Committed to cooperation. Norman Neureiter receives one of the highest Polish State decorations from the president of the Republic of Poland, Bronisław Komorowski. [Courtesy Office of The President of the Republic of Poland]
More recently, Neureiter helped to initiate a new awards program, announced last month, to be jointly administered by AAAS and the Foundation for Polish Science, recognizing scientists who have advanced science through U.S.-Polish cooperation.
Neureiter received the Officers Cross of the Order of Polish Merit during a ceremony at the historic Belvedere Presidential Palace in Warsaw. In his remarks, Neureiter stressed the value of science diplomacy in building and strengthening ties between nations, even in the face of severe strains in official relationships.
"I think your security people thought I was a spy determined to discover your scientific secrets," he said. "But, in truth, my mission was just the opposite. It was to build friendly, cooperative relationships with the Polish science community, and to foster cooperative projects wherever funding possibilities and joint scientific interests existed."
"In those days, we did not have a special name for these activities; we just called them science cooperation. But, in fact, those projects were examples of what today we call science diplomacy: the use of science cooperation as a way of improving relations between countries."
A research chemist in his early career, Neureiter entered the U.S. Foreign Service in the 1960s. Later, he served in President Richard Nixon's Office of Science and Technology, where he helped to develop the scientific elements of historic agreements with the Soviet Union and China. He then spent more than 20 years with Texas Instruments, and in 2000, he was named science advisor to U.S. Secretary of State Madeleine Albright. He remained in that post under Albright's successor, Colin Powell, and he joined AAAS in 2004.

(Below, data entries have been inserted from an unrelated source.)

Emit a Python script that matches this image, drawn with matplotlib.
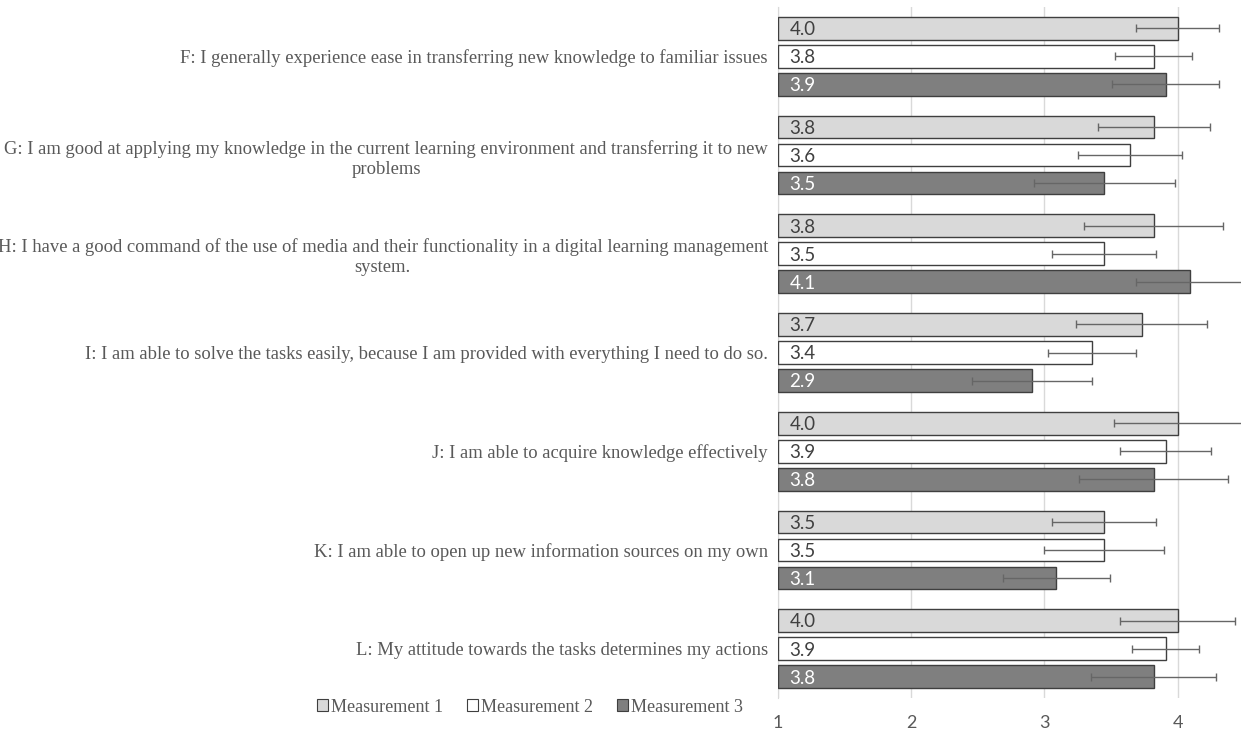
import matplotlib
matplotlib.use("Agg")
import matplotlib.pyplot as plt
from matplotlib.patches import Patch
import numpy as np

categories = [
    "F: I generally experience ease in transferring new knowledge to familiar issues",
    "G: I am good at applying my knowledge in the current learning environment and transferring it to new\nproblems",
    "H: I have a good command of the use of media and their functionality in a digital learning management\nsystem.",
    "I: I am able to solve the tasks easily, because I am provided with everything I need to do so.",
    "J: I am able to acquire knowledge effectively",
    "K: I am able to open up new information sources on my own",
    "L: My attitude towards the tasks determines my actions",
]
series_names = ["Measurement 1", "Measurement 2", "Measurement 3"]
m1 = [4.00, 3.82, 3.82, 3.73, 4.00, 3.45, 4.00]
m2 = [3.82, 3.64, 3.45, 3.36, 3.91, 3.45, 3.91]
m3 = [3.91, 3.45, 4.09, 2.91, 3.82, 3.09, 3.82]
e1 = [0.31, 0.42, 0.52, 0.49, 0.48, 0.39, 0.43]
e2 = [0.29, 0.39, 0.39, 0.33, 0.34, 0.45, 0.25]
e3 = [0.40, 0.53, 0.40, 0.45, 0.56, 0.40, 0.47]
x_ticks = [1, 2, 3, 4]

values = [m1, m2, m3]
errors = [e1, e2, e3]
fills = ["#d9d9d9", "#ffffff", "#7f7f7f"]
label_colors = ["#404040", "#404040", "#ffffff"]
offsets = [-0.284, 0.0, 0.284]
bar_h = 0.23

W, H = 1241, 731
fig = plt.figure(figsize=(W / 100, H / 100), dpi=100)
left = 777.7 / W
bottom = (H - 698) / H
top = (H - 7) / H
ax = fig.add_axes([left, bottom, 1 - left, top - bottom])

y = np.arange(len(categories))
for k in range(3):
    yy = y + offsets[k]
    ax.barh(yy, np.array(values[k]) - 1, left=1, height=bar_h, color=fills[k],
            edgecolor="#3f3f3f", linewidth=1.0, zorder=2)
    ax.errorbar(values[k], yy, xerr=errors[k], fmt="none", ecolor="#666666",
                elinewidth=1.0, capsize=3, capthick=1.0, zorder=3, clip_on=True)
    for v, yv in zip(values[k], yy):
        ax.annotate(f"{v:.1f}", xy=(1, yv), xytext=(8.5, -1), textcoords="offset points",
                    ha="left", va="center", fontsize=13.5, color=label_colors[k],
                    family="Lato", zorder=4)

ax.set_xlim(1, 1 + (W - 777.7) / 133.3)
ax.set_ylim(len(categories) - 0.5, -0.5)
ax.set_xticks(x_ticks)
ax.set_xticklabels([str(t) for t in x_ticks], family="Lato", fontsize=13, color="#595959")
ax.set_yticks(y)
ax.set_yticklabels(categories, family="Liberation Serif", fontsize=13.4, color="#595959",
                   multialignment="center", linespacing=1.25)
ax.tick_params(axis="y", length=0, pad=7)
ax.tick_params(axis="x", length=0, pad=12)
ax.grid(axis="x", color="#d9d9d9", linewidth=1.0, zorder=0)
ax.set_axisbelow(True)
for s in ["top", "right", "bottom"]:
    ax.spines[s].set_visible(False)
ax.spines["left"].set_color("#d9d9d9")
ax.spines["left"].set_zorder(1)

handles = [Patch(facecolor=fills[k], edgecolor="#3f3f3f", linewidth=0.8) for k in range(3)]
leg = fig.legend(handles, series_names, loc="center", bbox_to_anchor=(530 / W, (H - 707) / H),
                 ncol=3, frameon=False, handlelength=0.6, handleheight=0.6, handletextpad=0.15,
                 columnspacing=1.35, prop={"family": "Liberation Serif", "size": 13.1})
for t in leg.get_texts():
    t.set_color("#595959")

fig.savefig("out.png", dpi=100)
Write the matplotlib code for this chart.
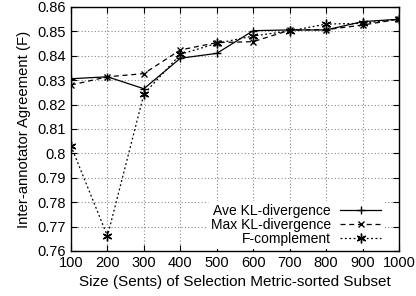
import matplotlib
matplotlib.use("Agg")
import matplotlib.pyplot as plt

plt.rcParams['font.family'] = ['Liberation Sans', 'DejaVu Sans']
plt.rcParams['font.size'] = 10

sizes = [100, 200, 300, 400, 500, 600, 700, 800, 900, 1000]
ave_kl = [0.8306, 0.8314, 0.8265, 0.8390, 0.8410, 0.8503, 0.8506, 0.8506, 0.8540, 0.8550]
max_kl = [0.8280, 0.8314, 0.8327, 0.8424, 0.8454, 0.8458, 0.8505, 0.8507, 0.8526, 0.8550]
f_comp = [0.8030, 0.7661, 0.8243, 0.8406, 0.8451, 0.8481, 0.8502, 0.8530, 0.8533, 0.8550]

fig = plt.figure(figsize=(4.16, 2.96), dpi=100)
ax = fig.add_axes([71 / 416, 1 - 251 / 296, 328 / 416, 244 / 296])

ax.plot(sizes, ave_kl, color='black', linestyle='-', linewidth=0.9,
        marker='+', markersize=6, label='Ave KL-divergence')
ax.plot(sizes, max_kl, color='black', linestyle=(0, (4, 3)), linewidth=0.9,
        marker='x', markersize=5, label='Max KL-divergence')
ax.plot(sizes, f_comp, color='black', linestyle=(0, (1.5, 2)), linewidth=0.9,
        marker=(6, 2, 0), markersize=7, label='F-complement')

ax.set_xlim(100, 1000)
ax.set_ylim(0.76, 0.86)
ax.set_xticks(sizes)
ax.set_yticks([0.76, 0.77, 0.78, 0.79, 0.80, 0.81, 0.82, 0.83, 0.84, 0.85, 0.86])
ax.set_yticklabels(['0.76', '0.77', '0.78', '0.79', '0.8', '0.81', '0.82',
                    '0.83', '0.84', '0.85', '0.86'])
ax.tick_params(direction='in', top=True, right=True, length=4, width=0.8, labelsize=10.5)
ax.grid(True, color='#888888', linestyle=(0, (1, 2)), linewidth=0.8)
for s in ax.spines.values():
    s.set_linewidth(1.0)

ax.set_xlabel('Size (Sents) of Selection Metric-sorted Subset', fontsize=11, labelpad=4)
ax.set_ylabel('Inter-annotator Agreement (F)', fontsize=10.7, labelpad=5)

# legend sits low in the bottom-right corner, text right-aligned before the samples
leg = ax.legend(loc='lower right', bbox_to_anchor=(0.955, 0.01), frameon=True,
                framealpha=1, edgecolor='white', markerfirst=False,
                handlelength=3.0, handletextpad=0.65, borderpad=0.2,
                labelspacing=0.0, fontsize=10, borderaxespad=0.0)
leg.get_frame().set_linewidth(0)
for t in leg.get_texts():
    t.set_ha('right')

fig.savefig('out.png', dpi=100)
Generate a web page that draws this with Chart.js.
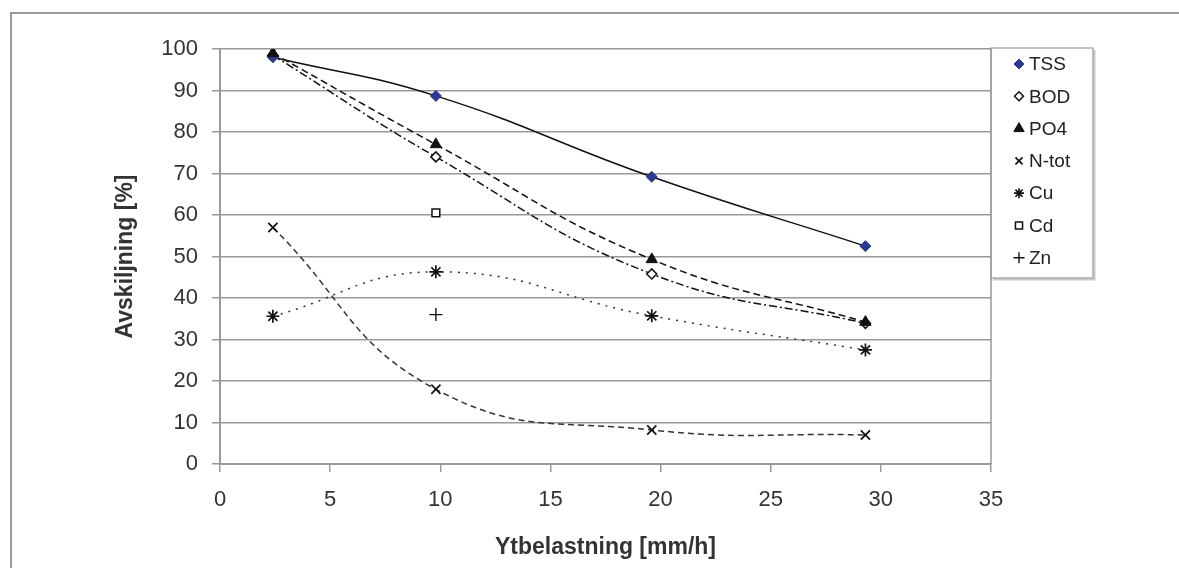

Since that time, Neureiter has been a part of AAAS science-diplomacy delegations to Iran, Cuba, Syria, Myanmar, North Korea, and other countries. In 2008, Neureiter received the National Academy of Sciences Public Welfare Medal in recognition of his efforts as a science advisor and champion for international research cooperation. He also received Japan's Order of the Rising Sun, Gold and Silver Star decoration in 2010, for his efforts to advance U.S.-Japan relations and joint scientific efforts. Last year, Neureiter was awarded the Austrian Cross of Honour for Science and Art 1st Class for his efforts to support the International Institute for Applied Systems Analysis, a Vienna-based organization that addresses global challenges.